La arteria subterránea que atraviesa la ciudad, con sus vagones atestados de gente, comunica en minutos la capital venezolana y ha extendido sus dominios hasta otras extremidades de su geografía. El Estado subsidia el boleto, lo que convierte al Metro en el sistema predilecto de los habitantes de Caracas y en un territorio «donde la gente se empuja, se impone, se enfrenta al tumulto», insiste Monteleone. Para él, allí hay una belleza -que puede ser áspera, hostil- pero que dice mucho de cómo cada quien asume los cuatro costados de Petare a La Pastora: «sienten orgullo de estar aquí».
La ciudad que fue
«En este momento, mi mirada de Caracas es bastante dura. Para mí, Caracas es lo que fue, es una ciudad que me recibió en dos momentos de mi vida en muy buena forma pero que hoy encuentro aburrida, colapsada, con pocas opciones, triste y rezagada con respecto a otras ciudades como Bogotá, Sao Paulo, Guadalajara o Buenos Aires», alega el escritor y periodista Leo Felipe Campos.
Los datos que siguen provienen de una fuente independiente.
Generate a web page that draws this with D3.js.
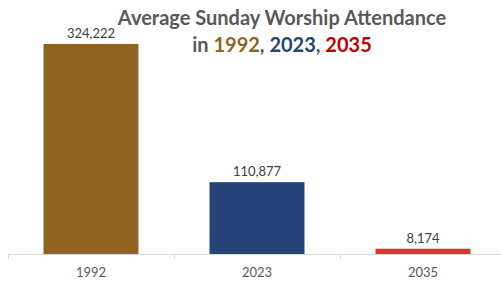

Campos vive ahora en Bogotá. Sin piedad, afirma: «No me hacen falta ni el Ávila, ni las guacamayas, ni el queso telita, ni nada de esas vainas que le hacen falta a la gente cuando se va».
En los últimos años, muchos venezolanos han decidido emigrar. Los que se fueron de Caracas alegan como argumento de su decisión la inseguridad, el rezago cultural, el hastío, la incompatibilidad con el sistema de gobierno. Entonces se marchan con más o menos nostalgia que otros. Sin embargo, sigue siendo la ciudad más poblada del país.
Desde afuera, pareciera repetirse la máxima que esgrimiera el escritor colombiano Gabriel García Márquez: La infeliz Caracas. Pero Ítalo Calvino, que sabe de Las ciudades invisibles, contesta que no se pueden dividir las urbes entre felices o infelices, sino entre «las que a través de los años y las mutaciones siguen dado su forma a los deseos y aquellas entre las que los deseos, o logran borrar la ciudad, o son borradas por ella». Caracas también es Zenobia.